Crainquebille

El mercader de las cuatro estaciones

París dormía acunado por René Clair. París se levanta a ritmo de Jacques Feyder. Putas, crápulas y maleantes se cruzan con los primeros trabajadores mientras esquivan la última redada de la policía. El paseo apresurado por barrios parisinos marcados por el paisaje. Un retrato de sus diferentes tipos sociales que se intuye mutilado por las múltiples batallas contra el tiempo y los remontajes. Sin tiempo para el lamento nos quedamos en el estómago de París, en Les Halles, dispuestos a empezar la faena junto al amable Jérôme Crainquebille y su carro de las cuatro estaciones.

El bullicio del mercado es encuadrado por este belga con una suntuosidad inconfundiblemente francesa. Planos que tienen su origen en las vistas Lumière, que enlazan con Feuillade y que deslumbran con este francés de adopción hasta alcanzar, en la frontera del sonoro, los de Au bonheur des dames (Julien Duvivier, 1930). Ni la agitación urbana recogida por otras cinematografías del periodo, ni los posteriores tumultos sonoros (Les enfants du paradis, Marcel Carné, 1945), terminan de relacionarse de la misma manera con esa iconografía callejera silente que encontramos en las tres primeras décadas del cine francés. Con el Boulevard du Temple (1838) de Daguerre en el recuerdo.

Sin necesidad de acudir a otras películas más reconocidas (de La otra madreI / Visages d’enfants , 1925, a  La kermesse heroica, 1935, pasando por sus filmes americanos con Greta Garbo), solo viendo una película tan escandalosamente buena como  Crainquebille, no tiene sentido seguir considerado a Feyder como un simple aliñador, más o menos elegante y eficaz, de películas. Pregúntenselo a Billy Wilder, y si no les contesta vuelvan a visitar los primeros diez minutos de Irma la dulce (Irma la Douce, 1963).

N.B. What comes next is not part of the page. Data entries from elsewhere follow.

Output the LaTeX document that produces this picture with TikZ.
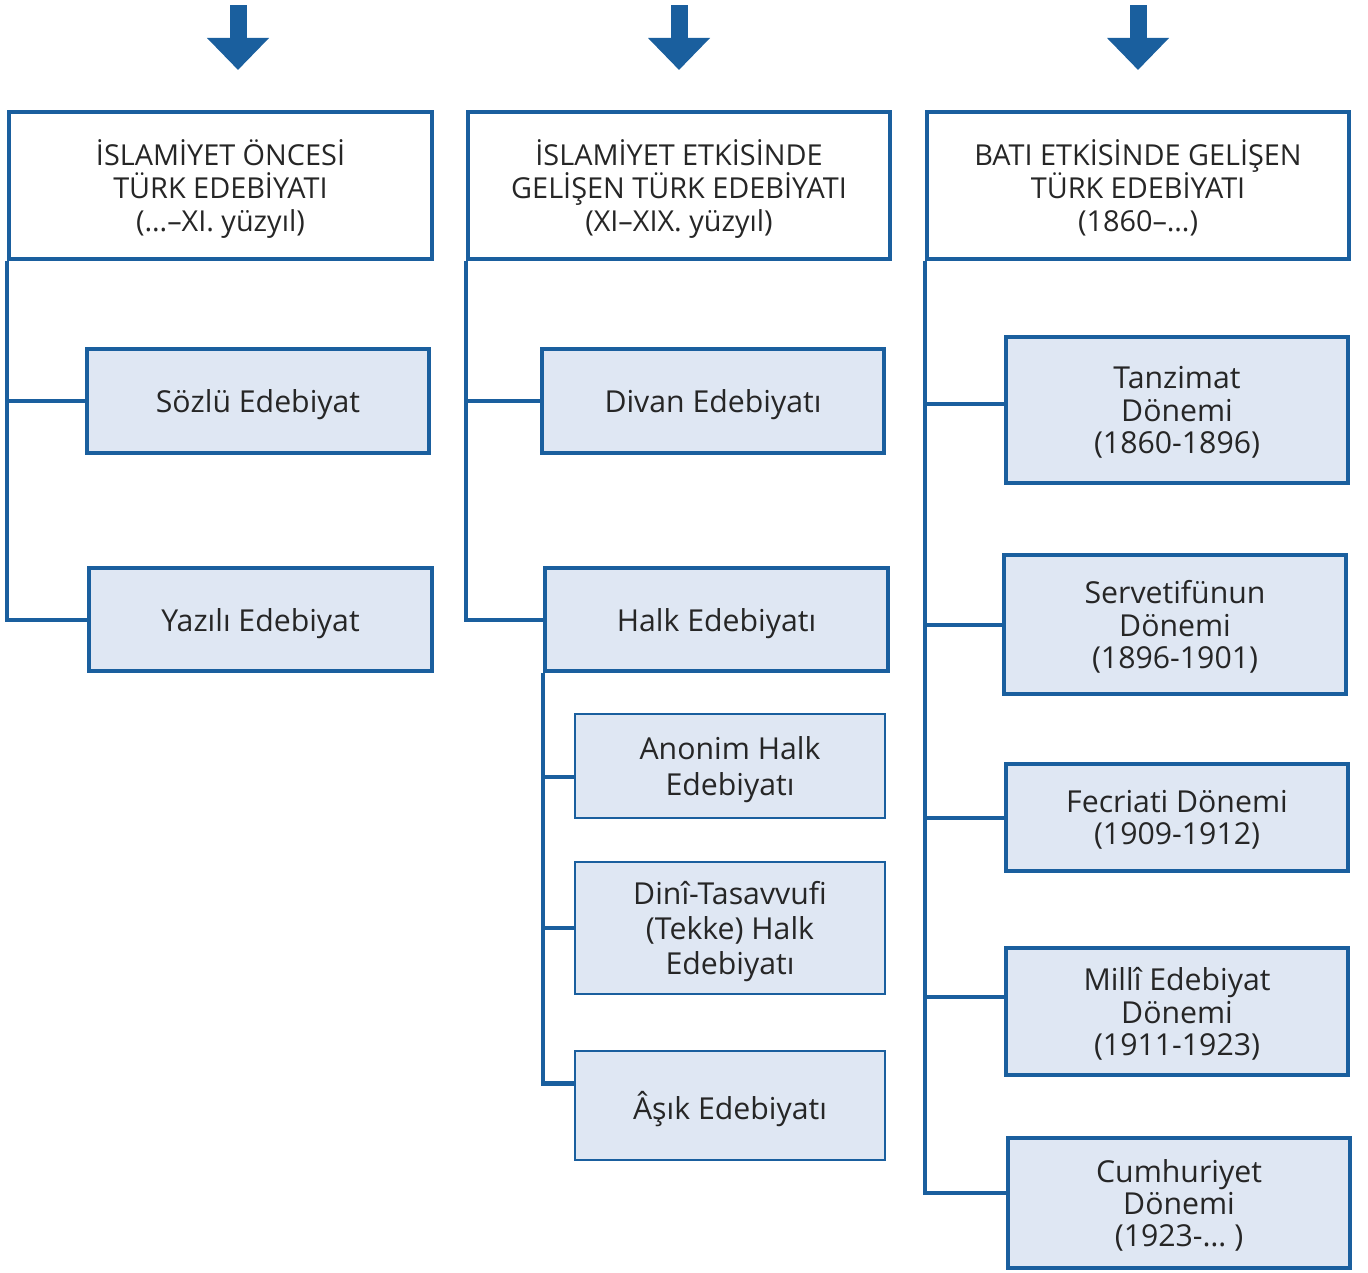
\documentclass[tikz,border=0pt]{standalone}
\usepackage{fontspec}
\setmainfont{Open Sans}
\usetikzlibrary{arrows.meta,positioning}

\definecolor{edblue}{HTML}{1A5F9E}
\definecolor{edfill}{HTML}{DFE7F3}

\begin{document}
\begin{tikzpicture}[
    x=0.01cm, y=-0.01cm,
    header/.style={rectangle, draw=edblue, line width=1.15pt, fill=white, text=black!85, align=center, minimum width=4.22cm, minimum height=1.47cm, inner sep=0pt, text depth=0pt, font=\fontsize{8.2}{9.4}\selectfont},
    period/.style={rectangle, draw=edblue, line width=1.15pt, fill=edfill, text=black!85, align=center, minimum width=3.42cm, inner sep=0pt, text depth=0pt, font=\fontsize{8.6}{9.2}\selectfont},
    subtype/.style={rectangle, draw=edblue, line width=0.5pt, fill=edfill, text=black!85, align=center, minimum width=3.1cm, inner sep=0pt, text depth=0pt, font=\fontsize{8.6}{10}\selectfont},
    link/.style={draw=edblue, line width=1.15pt},
    bigarrow/.style={draw=edblue, line width=0.17cm, -{Triangle[width=0.6cm,length=0.32cm]}}
]
\useasboundingbox (0,0) rectangle (1368,1272);

% arrows on top
\foreach \x in {238,679,1138}
    \draw[bigarrow] (\x,5) -- (\x,70);

% headers
\node[header] (h1) at (220.5,185.5) {İSLAMİYET ÖNCESİ\\TÜRK EDEBİYATI\\(…–XI. yüzyıl)};
\node[header] (h2) at (679,185.5) {İSLAMİYET ETKİSİNDE\\GELİŞEN TÜRK EDEBİYATI\\(XI–XIX. yüzyıl)};
\node[header] (h3) at (1138,185.5) {BATI ETKİSİNDE GELİŞEN\\TÜRK EDEBİYATI\\(1860–…)};

% first column
\node[period, minimum height=1.04cm] (sozlu) at (258,401) {Sözlü Edebiyat};
\node[period, minimum height=1.03cm] (yazili) at (260.5,619.5) {Yazılı Edebiyat};

% second column
\node[period, minimum height=1.04cm] (divan) at (713,401) {Divan Edebiyatı};
\node[period, minimum height=1.03cm] (halk) at (716.5,619.5) {Halk Edebiyatı};
\node[subtype, minimum height=1.04cm] (anonim) at (730,766) {Anonim Halk\\Edebiyatı};
\node[subtype, minimum height=1.32cm] (tekke) at (730,928) {Dinî-Tasavvufi\\(Tekke) Halk\\Edebiyatı};
\node[subtype, minimum height=1.09cm] (asik) at (730,1105.5) {Âşık Edebiyatı};

% third column
\node[period, minimum height=1.46cm] (tanzimat) at (1177,410) {Tanzimat\\Dönemi\\(1860-1896)};
\node[period, minimum height=1.39cm] (servet) at (1175,624.5) {Servetifünun\\Dönemi\\(1896-1901)};
\node[period, minimum height=1.07cm] (fecr) at (1177,817.5) {Fecriati Dönemi\\(1909-1912)};
\node[period, minimum height=1.27cm] (milli) at (1177,1011.5) {Millî Edebiyat\\Dönemi\\(1911-1923)};
\node[period, minimum height=1.30cm] (cumhuriyet) at (1179,1203) {Cumhuriyet\\Dönemi\\(1923-… )};

% links
\draw[link] (h1.south west) |- (yazili.west);
\draw[link] (h1.south west |- sozlu.west) -- (sozlu.west);

\draw[link] (h2.south west) |- (halk.west);
\draw[link] (h2.south west |- divan.west) -- (divan.west);
\draw[link] (halk.south west) |- ([yshift=0.22cm]asik.west);
\draw[link] (halk.south west |- tekke.west) -- (tekke.west);
\draw[link] ([yshift=-0.11cm]halk.south west |- anonim.west) -- ([yshift=-0.11cm]anonim.west);

\draw[link] (h3.south west) |- ([yshift=0.1cm]cumhuriyet.west);
\draw[link] ([yshift=0.06cm]h3.south west |- tanzimat.west) -- ([yshift=0.06cm]tanzimat.west);
\draw[link] (h3.south west |- servet.west) -- (servet.west);
\draw[link] (h3.south west |- fecr.west) -- (fecr.west);
\draw[link] ([yshift=0.15cm]h3.south west |- milli.west) -- ([yshift=0.15cm]milli.west);

\end{tikzpicture}
\end{document}
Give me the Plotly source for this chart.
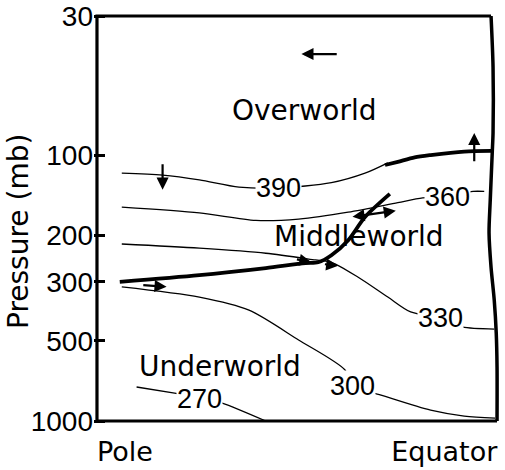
import numpy as np
import plotly.graph_objects as go

# ---------------- data (x: 0 = Pole, 1 = Equator; p in mb) ----------------
th390_x = [0.062, 0.164, 0.256, 0.355, 0.454, 0.586, 0.670, 0.727]
th390_p = [117, 119, 124, 132, 133, 127, 117, 107]

th360_x = [0.062, 0.256, 0.397, 0.504, 0.628, 0.752, 0.814, 0.873, 0.940, 0.968]
th360_p = [157, 165, 176, 174, 164, 151, 145, 143, 137, 137]

th330_x = [0.062, 0.256, 0.422, 0.546, 0.586, 0.653, 0.727, 0.784, 0.859, 0.913, 0.993]
th330_p = [216, 224, 234, 248, 253, 288, 342, 389, 410, 443, 451]

th300_x = [0.062, 0.256, 0.380, 0.504, 0.620, 0.638, 0.710, 0.834, 0.918, 0.995]
th300_p = [313, 342, 383, 496, 643, 739, 799, 910, 958, 975]

th270_x = [0.099, 0.194, 0.256, 0.313, 0.422]
th270_p = [745, 785, 813, 856, 1000]

trop_low_x = [0.057, 0.256, 0.422, 0.521, 0.553, 0.586, 0.628, 0.670, 0.732]
trop_low_p = [300, 283, 266, 255, 253, 238, 209, 171, 140]

trop_up_x = [0.720, 0.752, 0.794, 0.834, 0.918, 0.985]
trop_up_p = [109, 106, 102, 100, 97, 96.5]

edge_x = [0.985, 0.990, 0.990, 0.988, 0.983, 0.980, 0.985, 0.993, 0.998, 1.0, 1.0]
edge_p = [30, 46.6, 82.6, 98, 148, 196, 264, 351, 467, 627, 1000]

box_x = [0.985, 0.0, 0.0, 1.0]
box_p = [30, 30, 1000, 1000]

# arrows: tail x, tail p, head x, head p, double-headed
arrow_tail_x = [0.603, 0.164, 0.943, 0.635, 0.496, 0.566, 0.112]
arrow_tail_p = [41.7, 107, 107, 171, 246, 257, 308]
arrow_head_x = [0.511, 0.164, 0.943, 0.747, 0.536, 0.603, 0.174]
arrow_head_p = [41.7, 135, 82.6, 162, 253, 261, 313]
arrow_double = [False, False, False, True, False, False, False]

# isentrope labels
isen_labels = ["390", "360", "330", "300", "270"]
isen_lab_x = [0.454, 0.875, 0.859, 0.638, 0.256]
isen_lab_p = [133, 144, 410, 739, 825]

region_labels = ["Overworld", "Middleworld", "Underworld"]
region_x = [0.518, 0.655, 0.307]
region_p = [67.7, 203, 625]

y_ticks = [30, 100, 200, 300, 500, 1000]
x_tick_pos = [0.07, 0.868]
x_tick_text = ["Pole", "Equator"]

# ---------------- figure ----------------
BLACK = "#000000"
WORD_FONT = "DejaVu Sans"
NUM_FONT = "Liberation Sans"

fig = go.Figure()

def add_line(xs, ps, width, shape="spline"):
    fig.add_trace(go.Scatter(x=xs, y=ps, mode="lines",
                             line=dict(color=BLACK, width=width, shape=shape, smoothing=0.8),
                             hoverinfo="skip", showlegend=False))

add_line(th390_x, th390_p, 1.3)
add_line(th360_x, th360_p, 1.3)
add_line(th330_x, th330_p, 1.3)
add_line(th300_x, th300_p, 1.3)
add_line(th270_x, th270_p, 1.3)
add_line(trop_low_x, trop_low_p, 3.8)
add_line(trop_up_x, trop_up_p, 3.8)
add_line(edge_x, edge_p, 3.5)
add_line(box_x, box_p, 3.2, shape="linear")

annotations = []
for lab, x, p in zip(isen_labels, isen_lab_x, isen_lab_p):
    annotations.append(dict(x=x, y=np.log10(p), xref="x", yref="y", text=lab,
                            showarrow=False, bgcolor="white", borderpad=0,
                            font=dict(family=NUM_FONT, size=27, color=BLACK)))
for lab, x, p in zip(region_labels, region_x, region_p):
    annotations.append(dict(x=x, y=np.log10(p), xref="x", yref="y", text=lab,
                            showarrow=False,
                            font=dict(family=WORD_FONT, size=28, color=BLACK)))
for tx, tp, hx, hp, dbl in zip(arrow_tail_x, arrow_tail_p, arrow_head_x, arrow_head_p, arrow_double):
    a = dict(x=hx, y=np.log10(hp), ax=tx, ay=np.log10(tp), xref="x", yref="y",
             axref="x", ayref="y", text="", showarrow=True, arrowhead=2,
             arrowsize=1.1, arrowwidth=2.2, arrowcolor=BLACK, standoff=0, startstandoff=0)
    if dbl:
        a.update(arrowside="end+start", startarrowhead=2, startarrowsize=1.1)
    annotations.append(a)

# y-axis title
annotations.append(dict(x=-0.1834, y=0.4696, xref="paper", yref="paper",
                        xanchor="center", yanchor="middle",
                        text="Pressure (mb)", textangle=-90, showarrow=False,
                        font=dict(family=WORD_FONT, size=28, color=BLACK)))

fig.update_layout(
    width=505, height=470,
    margin=dict(l=94, r=2, t=13, b=46),
    paper_bgcolor="white", plot_bgcolor="white",
    annotations=annotations,
    xaxis=dict(range=[-3 / 403, 1 + 6 / 403], showgrid=False, zeroline=False,
               showline=False, ticks="", tickvals=x_tick_pos, ticktext=x_tick_text,
               tickfont=dict(family=WORD_FONT, size=27, color=BLACK),
               ticklabelstandoff=9),
    yaxis=dict(type="log", range=[3 + 3 / 265.9, np.log10(30) - 3 / 265.9],
               showgrid=False, zeroline=False, showline=False,
               tickvals=y_ticks, ticktext=[str(v) for v in y_ticks],
               ticks="inside", ticklen=11, tickwidth=2.5, tickcolor=BLACK,
               tickfont=dict(family=NUM_FONT, size=28, color=BLACK),
               ticklabelstandoff=0),
)

fig.write_html("out.html")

Al margen la pericia técnica y de la capacidad visual del director, Crainquebille destaca por su dimensión humana, por su capacidad para la crítica y la emoción. Crainquebille es material Chaplin. Un fondo que procede de la novela (L’Affaire Crainquebille, 1901) de Anatole France, y que desde su postiza ligereza resulta devastador. La hipocresía vecinal, el abuso de autoridad, el egoísmo y la torpeza de la justicia, aumentan su acidez con el enfoque de comedia negra que Feyder ofrece en las dos primeras partes del filme.

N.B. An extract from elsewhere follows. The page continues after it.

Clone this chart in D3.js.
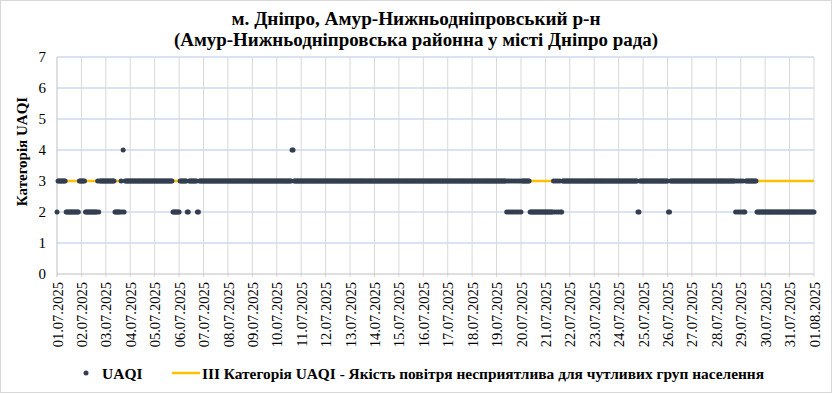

Las secuencias del juicio y de la pesadilla, con juegos de luces, tamaños y velocidades que recuerdan a las vanguardias de aquellos años, quizá llamen la atención y sean estimables a modo de protesta estilizada, pero son accesorias. Más importante es la simple fecha de nacimiento del acusado: el 14 de julio.

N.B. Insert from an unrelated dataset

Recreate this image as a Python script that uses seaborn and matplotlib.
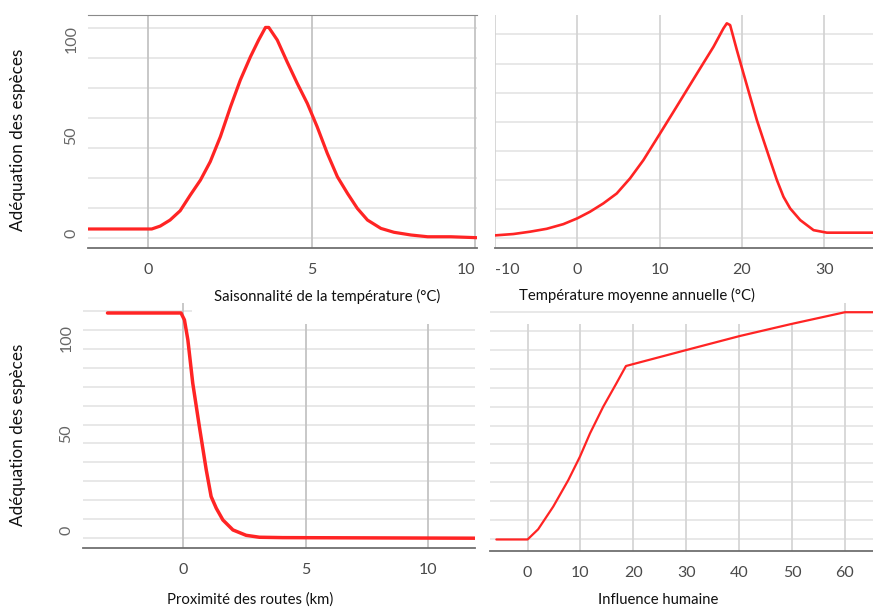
import numpy as np
import pandas as pd
import matplotlib
matplotlib.use("Agg")
import matplotlib.pyplot as plt
import seaborn as sns

# ---------------- data ----------------
ts_x = [-1.83, 0.11, 0.37, 0.67, 0.98, 1.29, 1.60, 1.90, 2.21, 2.52, 2.82, 3.13, 3.38, 3.59, 3.69,
        3.95, 4.25, 4.56, 4.87, 5.17, 5.48, 5.79, 6.10, 6.40, 6.71, 7.12, 7.52, 8.04, 8.55, 9.26, 10.08]
ts_y = [2.1, 2.1, 3.6, 6.7, 11.5, 19.6, 27.3, 36.8, 49.7, 65.1, 78.9, 90.9, 99.5, 106.0, 106.0,
        99.5, 88.3, 77.2, 66.8, 54.8, 41.1, 29.0, 20.4, 12.7, 6.7, 2.4, 0.4, -1.0, -1.9, -1.9, -2.4]

tm_x = [-10.0, -7.77, -5.75, -3.72, -1.7, 0.0, 1.54, 3.16, 4.78, 6.4, 8.02, 10.05, 11.67, 13.29,
        14.91, 16.53, 17.74, 18.15, 18.55, 19.37, 20.17, 20.98, 21.8, 22.6, 23.41, 24.23, 25.03,
        25.84, 27.06, 28.68, 30.3, 35.9]
tm_y = [-1.2, -0.5, 0.7, 2.2, 4.6, 7.6, 11.0, 15.3, 20.4, 28.2, 37.6, 51.4, 62.5, 73.7,
        84.9, 96.0, 105.5, 108.1, 107.2, 94.3, 82.3, 70.3, 58.2, 47.9, 37.6, 27.3, 18.7,
        12.7, 6.7, 1.5, 0.2, 0.2]

rd_x = [-3.1, -0.1, 0.04, 0.18, 0.38, 0.65, 0.93, 1.13, 1.34, 1.61, 2.02, 2.56, 3.1, 4.06, 11.9]
rd_y = [113.0, 113.0, 109.4, 99.0, 76.4, 53.8, 31.3, 17.4, 11.3, 5.2, 0.0, -2.8, -3.8, -4.0, -4.3]

hi_x = [-5.9, 0.0, 2.0, 4.85, 7.7, 9.9, 11.8, 14.3, 16.8, 18.6, 30.05, 40.1, 49.9, 60.0, 65.3]
hi_y = [-4.9, -4.9, 0.4, 12.2, 26.0, 38.2, 50.3, 64.2, 76.4, 85.4, 93.75, 101.0, 107.3, 113.4, 113.4]

ylabel_txt = "Adéquation des espèces"
xlabels = ["Saisonnalité de la température (°C)", "Température moyenne annuelle (°C)",
           "Proximité des routes (km)", "Influence humaine"]
xticks_ts = [0, 5, 10]
xticks_tm = [-10, 0, 10, 20, 30]
xticks_rd = [0, 5, 10]
xticks_hi = [0, 10, 20, 30, 40, 50, 60]
yticks = [0, 50, 100]

# ---------------- style ----------------
sns.set_style("white")
plt.rcParams['font.family'] = ['Lato', 'DejaVu Sans']
plt.rcParams['axes.unicode_minus'] = False

W, H = 873, 608
fig = plt.figure(figsize=(W / 100, H / 100), dpi=100)

RED = "#ff2424"
TICKC = "#4a4a4a"


def px_axes(l, t, r, b):
    return fig.add_axes([l / W, 1 - b / H, (r - l) / W, (b - t) / H])


def style(ax, xlim, ylim, vgrid, vcolor, hstart, hstep, hn, vtop=None):
    ax.set_xlim(*xlim)
    ax.set_ylim(*ylim)
    for s in ["left", "right", "top"]:
        ax.spines[s].set_visible(False)
    ax.spines["bottom"].set_color("#6f6f6f")
    ax.spines["bottom"].set_linewidth(1.3)
    hvals = [hstart + i * hstep for i in range(hn)]
    ax.hlines(hvals, xlim[0], xlim[1], color="#e2e2e2", lw=1.1, zorder=0)
    top = ylim[1] if vtop is None else vtop
    ax.vlines(vgrid, ylim[0], top, color=vcolor, lw=1.3, zorder=0.5)
    ax.grid(False)
    ax.set_xticks(vgrid)
    ax.set_xticklabels([str(v) for v in vgrid])
    ax.tick_params(axis="x", direction="inout", length=3, width=1.3, color="#333333",
                   labelsize=11.5, labelcolor=TICKC, pad=9)


def line(ax, xs, ys, lw):
    df = pd.DataFrame({"x": xs, "y": ys})
    sns.lineplot(data=df, x="x", y="y", ax=ax, color=RED, lw=lw, estimator=None,
                 sort=False, legend=False, zorder=3)
    ax.set_xlabel("")
    ax.set_ylabel("")


def yt(ax):
    ax.set_yticks(yticks)
    ax.set_yticklabels([str(v) for v in yticks], rotation=90, va="center")
    ax.tick_params(axis="y", length=0, labelsize=11.5, labelcolor="#666666", pad=7)


# top-left
ax1 = px_axes(88, 15, 477, 248)
line(ax1, ts_x, ts_y, 2.3)
style(ax1, (-1.84, 10.06), (-7.7, 112.4), xticks_ts, "#c4c4c4", -2.6, 15.46, 8)
ax1.spines["top"].set_visible(True)
ax1.spines["top"].set_color("#8a8a8a")
ax1.get_xticklabels()[-1].set_ha("right")
yt(ax1)

# top-right
ax2 = px_axes(495, 15, 873, 248)
line(ax2, tm_x, tm_y, 1.9)
style(ax2, (-10.0, 35.9), (-7.7, 112.4), xticks_tm, "#d4d4d4", -2.6, 15.0, 8)
ax2.get_xticklabels()[0].set_ha("left")
ax2.set_yticks([])

# bottom-left
ax3 = px_axes(83, 303, 475, 548)
line(ax3, rd_x, rd_y, 2.5)
style(ax3, (-4.1, 11.9), (-9.4, 118.2), xticks_rd, "#c4c4c4", -4.2, 9.85, 12, vtop=107.3)
ax3.vlines([0], 107.3, 118.2, color="#c4c4c4", lw=1.3, zorder=0.5)
ax3.hlines([114.0], -4.1, 0.35, color="#e2e2e2", lw=1.1, zorder=0)
yt(ax3)

# bottom-right
ax4 = px_axes(490, 303, 873, 551)
line(ax4, hi_x, hi_y, 1.6)
style(ax4, (-7.1, 65.3), (-10.9, 118.2), xticks_hi, "#d6d6d6", -4.7, 9.85, 13, vtop=107.3)
ax4.vlines([60], 107.3, 118.2, color="#d6d6d6", lw=1.3, zorder=0.5)
ax4.set_yticks([])


def ftxt(x, y, s, **kw):
    fig.text(x / W, 1 - y / H, s, ha="center", va="center", **kw)


ftxt(327, 296, xlabels[0], fontsize=10.7, color="#111111")
ftxt(637, 295, xlabels[1], fontsize=10.7, color="#111111")
ftxt(250, 600, xlabels[2], fontsize=10.7, color="#111111")
ftxt(658, 600, xlabels[3], fontsize=10.7, color="#111111")
ftxt(18, 140, ylabel_txt, fontsize=12.3, rotation=90, color="#111111")
ftxt(18, 435, ylabel_txt, fontsize=12.3, rotation=90, color="#111111")

fig.savefig("out.png", dpi=100, facecolor="white")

El filme funciona mejor desde esa normalidad, desde la ridícula disputa con el agente 64 que desata el conflicto, desde la exploración inocente de su celda y, sobre todo, desde el cambio de tono de la última parte del filme. Durante el último tercio de la película es noche eterna en París. La única posibilidad de volver a disfrutar del amanecer se podrá encontrar en el mismo lugar pero en otras personas. Un ángel de la calle, un pequeño vendedor de periódicos y su perro.